What does Jesus mean in Matthew 19:24 when He said it is easier for a camel to go through the eye of a needle than for a rich man to enter the kingdom of God? Is “the eye of a needle” a small little door in Israel when people have to unload their things from a camel to enter the old city?

There have been some interpretation talking about small side entrances into larger Jewish cities where one could gain a quick access to the city. But the gate was so low and tiny that the merchant’s accompanying camel would have to kneel down to pass or it would not pass at all.

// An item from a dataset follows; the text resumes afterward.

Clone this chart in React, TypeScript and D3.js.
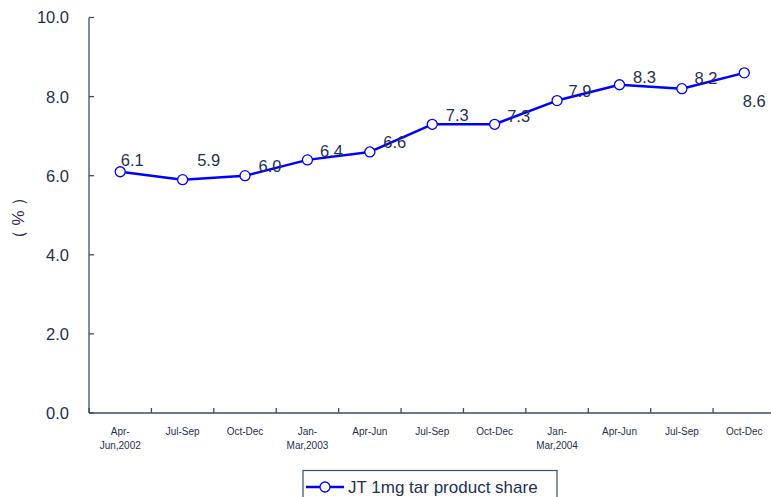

The problem is that existence of these tiny gates has never been confirmed.  The real meaning of Jesus is simply “impossibility.” Jesus uses a hyperbole statement, a figure of speech that exaggerates for emphasis (see also a “plank” in one’s eye in Matt 7:3-5 and swallowing a camel in Matt 23:24). In this context, those who are rich tend to trust in their riches and lose focus from God, thus jeopardizing access to the eternal life. We cannot be saved on the basis of our own merits or riches. Interestingly enough, the Jewish rabbinical literature mentions another animal passing through the eye of a needle as the same equivalent of impossibility: an elephant. The rabbinic Talmud was produced in Babylon where the biggest animal was elephant while in Jesus’ Israel the biggest animal was camel.